━━━ Material ━━━

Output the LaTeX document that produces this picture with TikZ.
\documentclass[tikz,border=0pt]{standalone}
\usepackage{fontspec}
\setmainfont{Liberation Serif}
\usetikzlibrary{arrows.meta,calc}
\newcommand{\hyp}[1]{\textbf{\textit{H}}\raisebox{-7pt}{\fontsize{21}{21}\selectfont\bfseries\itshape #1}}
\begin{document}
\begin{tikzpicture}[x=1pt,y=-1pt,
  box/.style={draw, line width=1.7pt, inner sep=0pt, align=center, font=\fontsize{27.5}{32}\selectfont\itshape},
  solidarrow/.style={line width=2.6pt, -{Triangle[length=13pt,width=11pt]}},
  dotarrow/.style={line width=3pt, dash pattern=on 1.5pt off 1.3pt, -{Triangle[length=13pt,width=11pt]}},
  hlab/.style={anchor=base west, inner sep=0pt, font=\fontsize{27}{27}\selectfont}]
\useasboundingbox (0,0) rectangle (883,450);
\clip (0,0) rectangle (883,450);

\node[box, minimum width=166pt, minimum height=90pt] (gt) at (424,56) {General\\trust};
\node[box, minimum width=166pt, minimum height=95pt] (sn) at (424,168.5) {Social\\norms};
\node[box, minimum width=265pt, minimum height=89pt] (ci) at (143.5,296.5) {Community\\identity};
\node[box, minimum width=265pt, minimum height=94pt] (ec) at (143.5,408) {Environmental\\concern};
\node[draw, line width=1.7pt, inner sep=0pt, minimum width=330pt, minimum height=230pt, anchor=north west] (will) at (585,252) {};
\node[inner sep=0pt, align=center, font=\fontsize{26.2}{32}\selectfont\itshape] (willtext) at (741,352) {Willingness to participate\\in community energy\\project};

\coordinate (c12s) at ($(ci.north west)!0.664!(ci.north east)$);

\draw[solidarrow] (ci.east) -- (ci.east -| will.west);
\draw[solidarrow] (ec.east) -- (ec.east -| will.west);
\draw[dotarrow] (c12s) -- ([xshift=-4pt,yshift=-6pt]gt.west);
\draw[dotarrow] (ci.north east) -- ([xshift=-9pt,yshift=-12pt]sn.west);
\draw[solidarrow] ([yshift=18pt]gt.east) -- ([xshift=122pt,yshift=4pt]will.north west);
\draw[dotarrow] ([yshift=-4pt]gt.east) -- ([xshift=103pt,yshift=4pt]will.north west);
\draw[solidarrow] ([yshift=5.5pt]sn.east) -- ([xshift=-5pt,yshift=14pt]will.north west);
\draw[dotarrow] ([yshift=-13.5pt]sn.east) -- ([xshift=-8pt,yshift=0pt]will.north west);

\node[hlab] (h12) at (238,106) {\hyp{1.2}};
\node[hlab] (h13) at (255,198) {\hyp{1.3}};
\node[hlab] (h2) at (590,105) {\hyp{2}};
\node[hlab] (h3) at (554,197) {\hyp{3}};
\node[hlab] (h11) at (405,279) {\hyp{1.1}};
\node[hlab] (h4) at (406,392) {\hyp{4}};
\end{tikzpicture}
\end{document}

━━━

■ Exercise ■
Quote exactly the stretch of lines above that starts at the first one and ends at the line with "-- ([xshift=-8pt,yshift=0pt]will.north west);", and nothing beyond it.

■ Expected output ■
Output the LaTeX document that produces this picture with TikZ.
\documentclass[tikz,border=0pt]{standalone}
\usepackage{fontspec}
\setmainfont{Liberation Serif}
\usetikzlibrary{arrows.meta,calc}
\newcommand{\hyp}[1]{\textbf{\textit{H}}\raisebox{-7pt}{\fontsize{21}{21}\selectfont\bfseries\itshape #1}}
\begin{document}
\begin{tikzpicture}[x=1pt,y=-1pt,
  box/.style={draw, line width=1.7pt, inner sep=0pt, align=center, font=\fontsize{27.5}{32}\selectfont\itshape},
  solidarrow/.style={line width=2.6pt, -{Triangle[length=13pt,width=11pt]}},
  dotarrow/.style={line width=3pt, dash pattern=on 1.5pt off 1.3pt, -{Triangle[length=13pt,width=11pt]}},
  hlab/.style={anchor=base west, inner sep=0pt, font=\fontsize{27}{27}\selectfont}]
\useasboundingbox (0,0) rectangle (883,450);
\clip (0,0) rectangle (883,450);

\node[box, minimum width=166pt, minimum height=90pt] (gt) at (424,56) {General\\trust};
\node[box, minimum width=166pt, minimum height=95pt] (sn) at (424,168.5) {Social\\norms};
\node[box, minimum width=265pt, minimum height=89pt] (ci) at (143.5,296.5) {Community\\identity};
\node[box, minimum width=265pt, minimum height=94pt] (ec) at (143.5,408) {Environmental\\concern};
\node[draw, line width=1.7pt, inner sep=0pt, minimum width=330pt, minimum height=230pt, anchor=north west] (will) at (585,252) {};
\node[inner sep=0pt, align=center, font=\fontsize{26.2}{32}\selectfont\itshape] (willtext) at (741,352) {Willingness to participate\\in community energy\\project};

\coordinate (c12s) at ($(ci.north west)!0.664!(ci.north east)$);

\draw[solidarrow] (ci.east) -- (ci.east -| will.west);
\draw[solidarrow] (ec.east) -- (ec.east -| will.west);
\draw[dotarrow] (c12s) -- ([xshift=-4pt,yshift=-6pt]gt.west);
\draw[dotarrow] (ci.north east) -- ([xshift=-9pt,yshift=-12pt]sn.west);
\draw[solidarrow] ([yshift=18pt]gt.east) -- ([xshift=122pt,yshift=4pt]will.north west);
\draw[dotarrow] ([yshift=-4pt]gt.east) -- ([xshift=103pt,yshift=4pt]will.north west);
\draw[solidarrow] ([yshift=5.5pt]sn.east) -- ([xshift=-5pt,yshift=14pt]will.north west);
\draw[dotarrow] ([yshift=-13.5pt]sn.east) -- ([xshift=-8pt,yshift=0pt]will.north west);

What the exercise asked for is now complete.